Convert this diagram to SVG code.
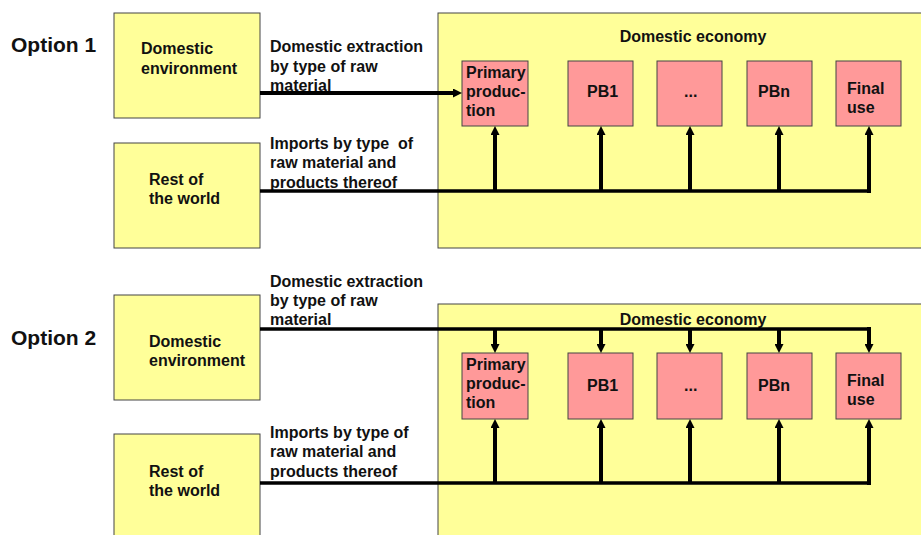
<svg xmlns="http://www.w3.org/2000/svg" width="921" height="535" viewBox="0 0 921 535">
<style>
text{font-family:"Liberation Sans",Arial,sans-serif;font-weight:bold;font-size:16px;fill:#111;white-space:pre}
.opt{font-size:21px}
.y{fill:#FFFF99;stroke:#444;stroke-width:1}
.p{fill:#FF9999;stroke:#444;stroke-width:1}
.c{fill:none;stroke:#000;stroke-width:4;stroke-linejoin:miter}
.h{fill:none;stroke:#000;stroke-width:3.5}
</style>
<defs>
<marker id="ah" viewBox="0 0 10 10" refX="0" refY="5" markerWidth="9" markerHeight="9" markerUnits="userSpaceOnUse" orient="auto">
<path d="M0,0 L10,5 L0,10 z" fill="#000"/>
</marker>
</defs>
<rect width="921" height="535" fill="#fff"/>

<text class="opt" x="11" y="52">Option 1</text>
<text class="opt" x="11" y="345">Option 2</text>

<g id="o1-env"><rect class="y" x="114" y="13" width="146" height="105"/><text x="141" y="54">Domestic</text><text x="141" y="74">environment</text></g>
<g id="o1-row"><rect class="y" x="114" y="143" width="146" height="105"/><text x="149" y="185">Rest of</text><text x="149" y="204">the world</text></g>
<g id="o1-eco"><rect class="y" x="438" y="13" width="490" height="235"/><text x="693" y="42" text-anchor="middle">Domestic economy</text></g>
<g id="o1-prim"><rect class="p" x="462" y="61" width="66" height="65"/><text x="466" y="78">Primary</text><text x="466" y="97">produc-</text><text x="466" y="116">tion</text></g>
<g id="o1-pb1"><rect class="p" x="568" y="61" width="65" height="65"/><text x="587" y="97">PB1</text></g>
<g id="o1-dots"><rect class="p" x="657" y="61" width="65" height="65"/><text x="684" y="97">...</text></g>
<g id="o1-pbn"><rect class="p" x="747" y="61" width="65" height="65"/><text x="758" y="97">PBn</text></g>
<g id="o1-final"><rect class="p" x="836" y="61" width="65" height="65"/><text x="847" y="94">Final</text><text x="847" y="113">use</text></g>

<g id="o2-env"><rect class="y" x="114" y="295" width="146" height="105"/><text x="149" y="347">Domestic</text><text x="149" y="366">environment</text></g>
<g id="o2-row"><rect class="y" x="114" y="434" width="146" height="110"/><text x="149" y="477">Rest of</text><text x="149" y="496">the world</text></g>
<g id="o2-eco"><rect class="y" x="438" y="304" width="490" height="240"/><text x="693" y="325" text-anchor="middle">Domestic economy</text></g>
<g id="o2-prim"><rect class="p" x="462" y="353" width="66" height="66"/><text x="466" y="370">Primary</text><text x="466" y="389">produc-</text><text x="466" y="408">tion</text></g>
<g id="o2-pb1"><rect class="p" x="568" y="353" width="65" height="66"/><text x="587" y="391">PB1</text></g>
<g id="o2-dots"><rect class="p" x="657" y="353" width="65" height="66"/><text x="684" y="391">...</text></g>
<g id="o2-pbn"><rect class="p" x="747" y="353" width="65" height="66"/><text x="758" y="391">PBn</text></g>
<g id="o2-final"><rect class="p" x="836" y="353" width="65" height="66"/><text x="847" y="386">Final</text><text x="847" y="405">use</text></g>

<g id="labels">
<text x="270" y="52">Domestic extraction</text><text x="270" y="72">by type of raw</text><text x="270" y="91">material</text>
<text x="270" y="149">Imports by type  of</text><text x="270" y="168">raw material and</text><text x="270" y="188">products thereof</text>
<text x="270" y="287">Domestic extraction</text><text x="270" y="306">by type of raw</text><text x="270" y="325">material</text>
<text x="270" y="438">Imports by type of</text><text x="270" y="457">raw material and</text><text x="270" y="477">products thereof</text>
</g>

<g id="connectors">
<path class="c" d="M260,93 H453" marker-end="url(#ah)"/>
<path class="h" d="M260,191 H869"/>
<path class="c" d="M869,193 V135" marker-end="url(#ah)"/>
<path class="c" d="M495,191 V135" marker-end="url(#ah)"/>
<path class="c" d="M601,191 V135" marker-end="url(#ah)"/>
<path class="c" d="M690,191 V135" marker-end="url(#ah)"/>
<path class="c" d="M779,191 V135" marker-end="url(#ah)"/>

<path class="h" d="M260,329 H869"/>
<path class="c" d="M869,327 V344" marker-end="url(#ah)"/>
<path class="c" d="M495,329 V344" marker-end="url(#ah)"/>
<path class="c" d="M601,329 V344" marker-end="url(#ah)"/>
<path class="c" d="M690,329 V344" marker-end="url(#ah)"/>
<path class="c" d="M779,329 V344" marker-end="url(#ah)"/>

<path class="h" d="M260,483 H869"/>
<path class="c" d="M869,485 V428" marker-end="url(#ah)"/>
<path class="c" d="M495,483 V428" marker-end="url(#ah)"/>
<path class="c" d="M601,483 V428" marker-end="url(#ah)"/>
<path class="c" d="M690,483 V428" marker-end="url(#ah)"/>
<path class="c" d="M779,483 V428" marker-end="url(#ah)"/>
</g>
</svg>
○ ○ ○ ○
Task objective
Make an exact copy of the whole listing, but don't bring over any pictures.

Response for this exercise
Convert this diagram to SVG code.
<svg xmlns="http://www.w3.org/2000/svg" width="921" height="535" viewBox="0 0 921 535">
<style>
text{font-family:"Liberation Sans",Arial,sans-serif;font-weight:bold;font-size:16px;fill:#111;white-space:pre}
.opt{font-size:21px}
.y{fill:#FFFF99;stroke:#444;stroke-width:1}
.p{fill:#FF9999;stroke:#444;stroke-width:1}
.c{fill:none;stroke:#000;stroke-width:4;stroke-linejoin:miter}
.h{fill:none;stroke:#000;stroke-width:3.5}
</style>
<defs>
<marker id="ah" viewBox="0 0 10 10" refX="0" refY="5" markerWidth="9" markerHeight="9" markerUnits="userSpaceOnUse" orient="auto">
<path d="M0,0 L10,5 L0,10 z" fill="#000"/>
</marker>
</defs>
<rect width="921" height="535" fill="#fff"/>

<text class="opt" x="11" y="52">Option 1</text>
<text class="opt" x="11" y="345">Option 2</text>

<g id="o1-env"><rect class="y" x="114" y="13" width="146" height="105"/><text x="141" y="54">Domestic</text><text x="141" y="74">environment</text></g>
<g id="o1-row"><rect class="y" x="114" y="143" width="146" height="105"/><text x="149" y="185">Rest of</text><text x="149" y="204">the world</text></g>
<g id="o1-eco"><rect class="y" x="438" y="13" width="490" height="235"/><text x="693" y="42" text-anchor="middle">Domestic economy</text></g>
<g id="o1-prim"><rect class="p" x="462" y="61" width="66" height="65"/><text x="466" y="78">Primary</text><text x="466" y="97">produc-</text><text x="466" y="116">tion</text></g>
<g id="o1-pb1"><rect class="p" x="568" y="61" width="65" height="65"/><text x="587" y="97">PB1</text></g>
<g id="o1-dots"><rect class="p" x="657" y="61" width="65" height="65"/><text x="684" y="97">...</text></g>
<g id="o1-pbn"><rect class="p" x="747" y="61" width="65" height="65"/><text x="758" y="97">PBn</text></g>
<g id="o1-final"><rect class="p" x="836" y="61" width="65" height="65"/><text x="847" y="94">Final</text><text x="847" y="113">use</text></g>

<g id="o2-env"><rect class="y" x="114" y="295" width="146" height="105"/><text x="149" y="347">Domestic</text><text x="149" y="366">environment</text></g>
<g id="o2-row"><rect class="y" x="114" y="434" width="146" height="110"/><text x="149" y="477">Rest of</text><text x="149" y="496">the world</text></g>
<g id="o2-eco"><rect class="y" x="438" y="304" width="490" height="240"/><text x="693" y="325" text-anchor="middle">Domestic economy</text></g>
<g id="o2-prim"><rect class="p" x="462" y="353" width="66" height="66"/><text x="466" y="370">Primary</text><text x="466" y="389">produc-</text><text x="466" y="408">tion</text></g>
<g id="o2-pb1"><rect class="p" x="568" y="353" width="65" height="66"/><text x="587" y="391">PB1</text></g>
<g id="o2-dots"><rect class="p" x="657" y="353" width="65" height="66"/><text x="684" y="391">...</text></g>
<g id="o2-pbn"><rect class="p" x="747" y="353" width="65" height="66"/><text x="758" y="391">PBn</text></g>
<g id="o2-final"><rect class="p" x="836" y="353" width="65" height="66"/><text x="847" y="386">Final</text><text x="847" y="405">use</text></g>

<g id="labels">
<text x="270" y="52">Domestic extraction</text><text x="270" y="72">by type of raw</text><text x="270" y="91">material</text>
<text x="270" y="149">Imports by type  of</text><text x="270" y="168">raw material and</text><text x="270" y="188">products thereof</text>
<text x="270" y="287">Domestic extraction</text><text x="270" y="306">by type of raw</text><text x="270" y="325">material</text>
<text x="270" y="438">Imports by type of</text><text x="270" y="457">raw material and</text><text x="270" y="477">products thereof</text>
</g>

<g id="connectors">
<path class="c" d="M260,93 H453" marker-end="url(#ah)"/>
<path class="h" d="M260,191 H869"/>
<path class="c" d="M869,193 V135" marker-end="url(#ah)"/>
<path class="c" d="M495,191 V135" marker-end="url(#ah)"/>
<path class="c" d="M601,191 V135" marker-end="url(#ah)"/>
<path class="c" d="M690,191 V135" marker-end="url(#ah)"/>
<path class="c" d="M779,191 V135" marker-end="url(#ah)"/>

<path class="h" d="M260,329 H869"/>
<path class="c" d="M869,327 V344" marker-end="url(#ah)"/>
<path class="c" d="M495,329 V344" marker-end="url(#ah)"/>
<path class="c" d="M601,329 V344" marker-end="url(#ah)"/>
<path class="c" d="M690,329 V344" marker-end="url(#ah)"/>
<path class="c" d="M779,329 V344" marker-end="url(#ah)"/>

<path class="h" d="M260,483 H869"/>
<path class="c" d="M869,485 V428" marker-end="url(#ah)"/>
<path class="c" d="M495,483 V428" marker-end="url(#ah)"/>
<path class="c" d="M601,483 V428" marker-end="url(#ah)"/>
<path class="c" d="M690,483 V428" marker-end="url(#ah)"/>
<path class="c" d="M779,483 V428" marker-end="url(#ah)"/>
</g>
</svg>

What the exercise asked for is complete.